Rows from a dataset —

________________________________________

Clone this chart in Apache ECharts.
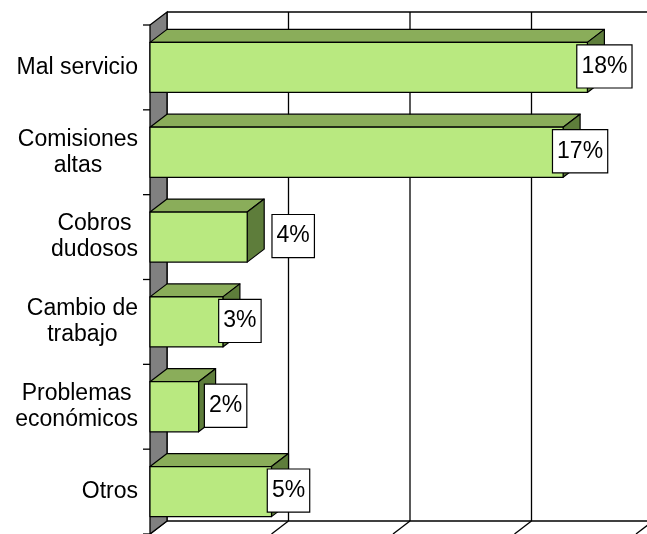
<!DOCTYPE html>
<html>
<head>
<meta charset="utf-8">
<script src="https://cdn.jsdelivr.net/npm/echarts@6/dist/echarts.min.js"></script>
<style>
    html, body { margin: 0; padding: 0; background: #fff; }
    #chart { width: 647px; height: 534px; }
</style>
</head>
<body>
<div id="chart"></div>
<script>
    var categories = ['Mal servicio', 'Comisiones\naltas', 'Cobros\ndudosos', 'Cambio de\ntrabajo', 'Problemas\necon\u00f3micos', 'Otros'];
    var values = [18, 17, 4, 3, 2, 5];
    var xTicks = [0, 5, 10, 15, 20];

    (function () {
        var chart = echarts.init(document.getElementById('chart'));
        var DX = 17, DY = 13;          // depth of the 3d effect
        var FONT = '23px "Liberation Sans", Arial, sans-serif';
        // label box nudges where excel moved the label off the bar end
        var labelShift = {2: 29, 4: 10};

        function renderFrame(params, api) {
            var cs = params.coordSys;
            var top = cs.y, bottom = cs.y + cs.height;
            var p = api.coord([api.value(0), 0]);
            var x = p[0];
            var children = [
                {type: 'line', shape: {x1: x + DX, y1: top - DY, x2: x + DX, y2: bottom - DY},
                    style: {stroke: '#000', lineWidth: 1.3}},
                {type: 'line', shape: {x1: x, y1: bottom, x2: x + DX, y2: bottom - DY},
                    style: {stroke: '#000', lineWidth: 1.3}}
            ];
            if (params.dataIndex === 0) {
                children.push({type: 'polygon', shape: {points: [[x, top], [x + DX, top - DY], [x + DX, bottom - DY], [x, bottom]]},
                    style: {fill: '#808080', stroke: '#000', lineWidth: 1.3}});
                children.push({type: 'line', shape: {x1: x + DX, y1: top - DY, x2: cs.x + cs.width + DX + 20, y2: top - DY},
                    style: {stroke: '#000', lineWidth: 1.3}});
                children.push({type: 'line', shape: {x1: x + DX, y1: bottom - DY, x2: cs.x + cs.width + DX + 20, y2: bottom - DY},
                    style: {stroke: '#000', lineWidth: 1.3}});
                var band = api.size([0, 1])[1];
                for (var i = 0; i <= categories.length; i++) {
                    var ty = top + i * band;
                    children.push({type: 'line', shape: {x1: x - 7, y1: ty, x2: x, y2: ty},
                        style: {stroke: '#000', lineWidth: 1.3}});
                }
            }
            return {type: 'group', children: children};
        }

        function renderBar(params, api) {
            var idx = api.value(1);
            var v = api.value(0);
            var start = api.coord([0, idx]);
            var end = api.coord([v, idx]);
            var band = api.size([0, 1])[1];
            var h = band * 0.59;
            var x0 = start[0], x1 = end[0];
            var y0 = end[1] - h / 2;
            var line = {stroke: '#000', lineWidth: 1.2, lineJoin: 'round'};
            var shift = labelShift[params.dataIndex] || 0;
            return {
                type: 'group',
                children: [
                    {type: 'polygon', shape: {points: [[x0, y0], [x0 + DX, y0 - DY], [x1 + DX, y0 - DY], [x1, y0]]},
                        style: echarts.util.extend({fill: '#8aad5a'}, line)},
                    {type: 'polygon', shape: {points: [[x1, y0], [x1 + DX, y0 - DY], [x1 + DX, y0 + h - DY], [x1, y0 + h]]},
                        style: echarts.util.extend({fill: '#5e7d3b'}, line)},
                    {type: 'rect', shape: {x: x0, y: y0, width: x1 - x0, height: h},
                        style: echarts.util.extend({fill: '#b9e980'}, line)},
                    {type: 'text', x: x1 + DX + shift, y: end[1] - 1,
                        style: {
                            text: v + '%', font: FONT, fill: '#000',
                            align: 'center', verticalAlign: 'middle',
                            backgroundColor: '#fff', borderColor: '#000', borderWidth: 1.2,
                            padding: [8, 4, 8, 4], lineHeight: 26
                        }}
                ]
            };
        }

        var option = {
            backgroundColor: '#fff',
            animation: false,
            grid: {left: 150, right: 11, top: 25, bottom: 0},
            xAxis: {
                type: 'value', min: 0, max: 20, interval: 5,
                axisLine: {show: false}, axisTick: {show: false},
                axisLabel: {show: false}, splitLine: {show: false}
            },
            yAxis: {
                type: 'category', inverse: true, data: categories,
                axisLine: {show: false}, axisTick: {show: false},
                axisLabel: {
                    margin: 12,
                    formatter: function (val) {
                        return val.split('\n').map(function (s) { return '{c|' + s + '}'; }).join('\n');
                    },
                    rich: {
                        c: {align: 'center', fontSize: 23, lineHeight: 26, color: '#000',
                            fontFamily: '"Liberation Sans", Arial, sans-serif'}
                    }
                }
            },
            series: [
                {
                    type: 'custom', renderItem: renderFrame, clip: false, z: 1,
                    data: xTicks.map(function (t) { return [t]; }),
                    encode: {x: 0}
                },
                {
                    type: 'custom', renderItem: renderBar, clip: false, z: 2,
                    data: values.map(function (v, i) { return [v, i]; }),
                    encode: {x: 0, y: 1}
                }
            ]
        };
        chart.setOption(option);
    }());
</script>
</body>
</html>
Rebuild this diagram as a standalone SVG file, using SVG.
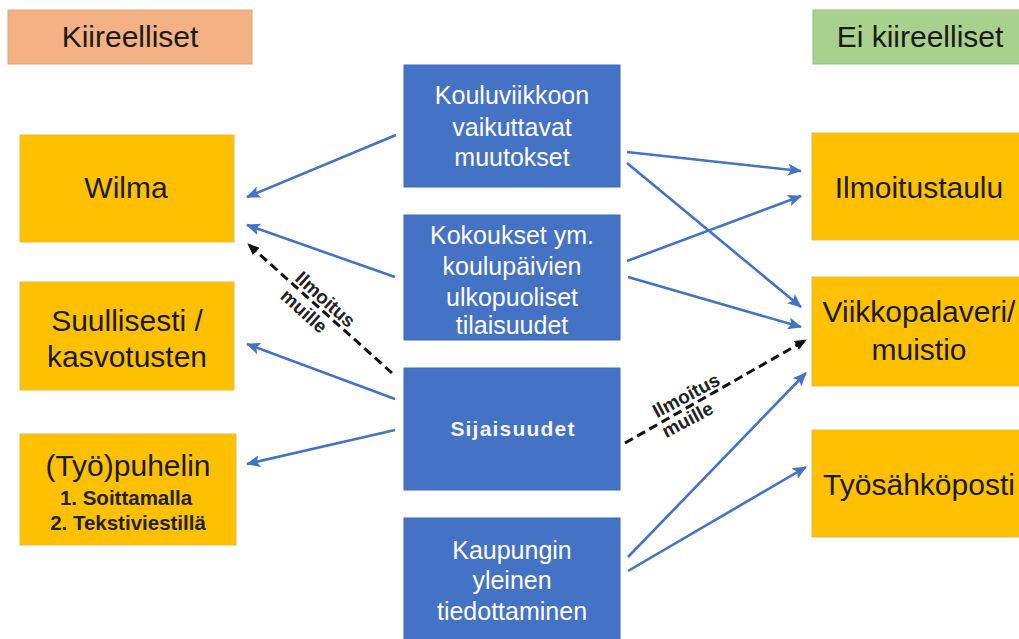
<svg xmlns="http://www.w3.org/2000/svg" width="1019" height="639" viewBox="0 0 1019 639">
<defs>
<style>
text{font-family:"Liberation Sans",Arial,sans-serif;text-anchor:middle}
.y{fill:#FFC000;stroke:#E9B84A;stroke-width:1}
.b{fill:#4472C4;stroke:#3f6cb8;stroke-width:1}
.yt{font-size:30px;fill:#1a1a1a}
.bt{font-size:25px;fill:#ffffff}
.sm{font-size:20.5px;font-weight:bold;fill:#222}
.ar{fill:none;stroke:#4472C4;stroke-width:2.6;marker-end:url(#ab)}
.da{fill:none;stroke:#111;stroke-width:3;stroke-dasharray:9 5;marker-end:url(#ak)}
.lb{font-size:19px;font-weight:bold;fill:#222;stroke:#fff;stroke-width:3;paint-order:stroke;stroke-linejoin:round}
</style>
<marker id="ab" markerUnits="userSpaceOnUse" markerWidth="14" markerHeight="12" refX="13" refY="6" orient="auto"><path d="M0,0 L14,6 L0,12 L3,6 z" fill="#4472C4"/></marker>
<marker id="ak" markerUnits="userSpaceOnUse" markerWidth="12" markerHeight="10" refX="11" refY="5" orient="auto"><path d="M0,0 L12,5 L0,10 z" fill="#111"/></marker>
</defs>
<rect width="1019" height="639" fill="#ffffff"/>
<g id="kiireelliset"><rect x="8" y="10" width="244" height="54" fill="#F4B183" stroke="#dca684"/><text x="130" y="47" style="font-size:30px;fill:#1a1a1a">Kiireelliset</text></g>
<g id="ei-kiireelliset"><rect x="813" y="10" width="215" height="54" fill="#A9D18E" stroke="#93bd79"/><text x="920" y="47" style="font-size:30px;fill:#1a1a1a">Ei kiireelliset</text></g>
<g id="wilma"><rect class="y" x="20" y="135" width="214" height="107"/><text class="yt" x="126" y="198">Wilma</text></g>
<g id="suullisesti"><rect class="y" x="20" y="282" width="214" height="108"/><text class="yt" x="127" y="331">Suullisesti /</text><text class="yt" x="127" y="367">kasvotusten</text></g>
<g id="puhelin"><rect class="y" x="20" y="434" width="216" height="111"/><text class="yt" x="128" y="476">(Työ)puhelin</text><text class="sm" x="126" y="505">1. Soittamalla</text><text class="sm" x="128" y="530">2. Tekstiviestillä</text></g>
<g id="kouluviikkoon"><rect class="b" x="404" y="65" width="216" height="122"/><text class="bt" x="512" y="104">Kouluviikkoon</text><text class="bt" x="512" y="136">vaikuttavat</text><text class="bt" x="512" y="166">muutokset</text></g>
<g id="kokoukset"><rect class="b" x="404" y="215" width="216" height="125"/><text class="bt" x="512" y="244">Kokoukset ym.</text><text class="bt" x="512" y="275">koulupäivien</text><text class="bt" x="512" y="306">ulkopuoliset</text><text class="bt" x="512" y="334">tilaisuudet</text></g>
<g id="sijaisuudet"><rect class="b" x="404" y="368" width="216" height="122"/><text x="513" y="436" style="font-size:21px;font-weight:bold;fill:#f4f6fb;letter-spacing:1.2px">Sijaisuudet</text></g>
<g id="kaupungin"><rect class="b" x="404" y="518" width="216" height="125"/><text class="bt" x="512" y="559">Kaupungin</text><text class="bt" x="512" y="589">yleinen</text><text class="bt" x="512" y="620">tiedottaminen</text></g>
<g id="ilmoitustaulu"><rect class="y" x="812" y="133" width="215" height="107"/><text class="yt" x="919" y="198">Ilmoitustaulu</text></g>
<g id="viikkopalaveri"><rect class="y" x="812" y="277" width="215" height="109"/><text class="yt" x="919" y="322">Viikkopalaveri/</text><text class="yt" x="919" y="360">muistio</text></g>
<g id="tyosahkoposti"><rect class="y" x="812" y="430" width="215" height="107"/><text class="yt" x="919" y="495">Työsähköposti</text></g>
<g id="connectors">
<line class="ar" x1="396" y1="135" x2="247" y2="197"/>
<line class="ar" x1="395" y1="277" x2="247" y2="225"/>
<line class="ar" x1="395" y1="399" x2="247" y2="344"/>
<line class="ar" x1="395" y1="430" x2="247" y2="464"/>
<line class="da" x1="392" y1="373" x2="248" y2="244"/>
<line class="ar" x1="627" y1="152" x2="801" y2="171"/>
<line class="ar" x1="627" y1="163" x2="801" y2="307"/>
<line class="ar" x1="627" y1="261" x2="801" y2="196"/>
<line class="ar" x1="628" y1="277" x2="801" y2="327"/>
<line class="ar" x1="628" y1="557" x2="806" y2="373"/>
<line class="ar" x1="628" y1="571" x2="806" y2="467"/>
<line class="da" x1="625" y1="443" x2="806" y2="340"/>
<g transform="translate(314,306) rotate(42)"><text class="lb" x="4" y="-6">Ilmoitus</text><text class="lb" x="-4" y="17">muille</text></g>
<g transform="translate(687,408) rotate(-28)"><text class="lb" x="5" y="-5">Ilmoitus</text><text class="lb" x="-5" y="17">muille</text></g>
</g>
</svg>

________________________________________

INSTRUCTIONS TO FOLLOW — Every line from the top of the material above through the line with "var xTicks = [0, 5, 10, 15, 20];" should be duplicated exactly, please; leave out the pictures.

PROBLEM SOLUTION —
Clone this chart in Apache ECharts.
<!DOCTYPE html>
<html>
<head>
<meta charset="utf-8">
<script src="https://cdn.jsdelivr.net/npm/echarts@6/dist/echarts.min.js"></script>
<style>
    html, body { margin: 0; padding: 0; background: #fff; }
    #chart { width: 647px; height: 534px; }
</style>
</head>
<body>
<div id="chart"></div>
<script>
    var categories = ['Mal servicio', 'Comisiones\naltas', 'Cobros\ndudosos', 'Cambio de\ntrabajo', 'Problemas\necon\u00f3micos', 'Otros'];
    var values = [18, 17, 4, 3, 2, 5];
    var xTicks = [0, 5, 10, 15, 20];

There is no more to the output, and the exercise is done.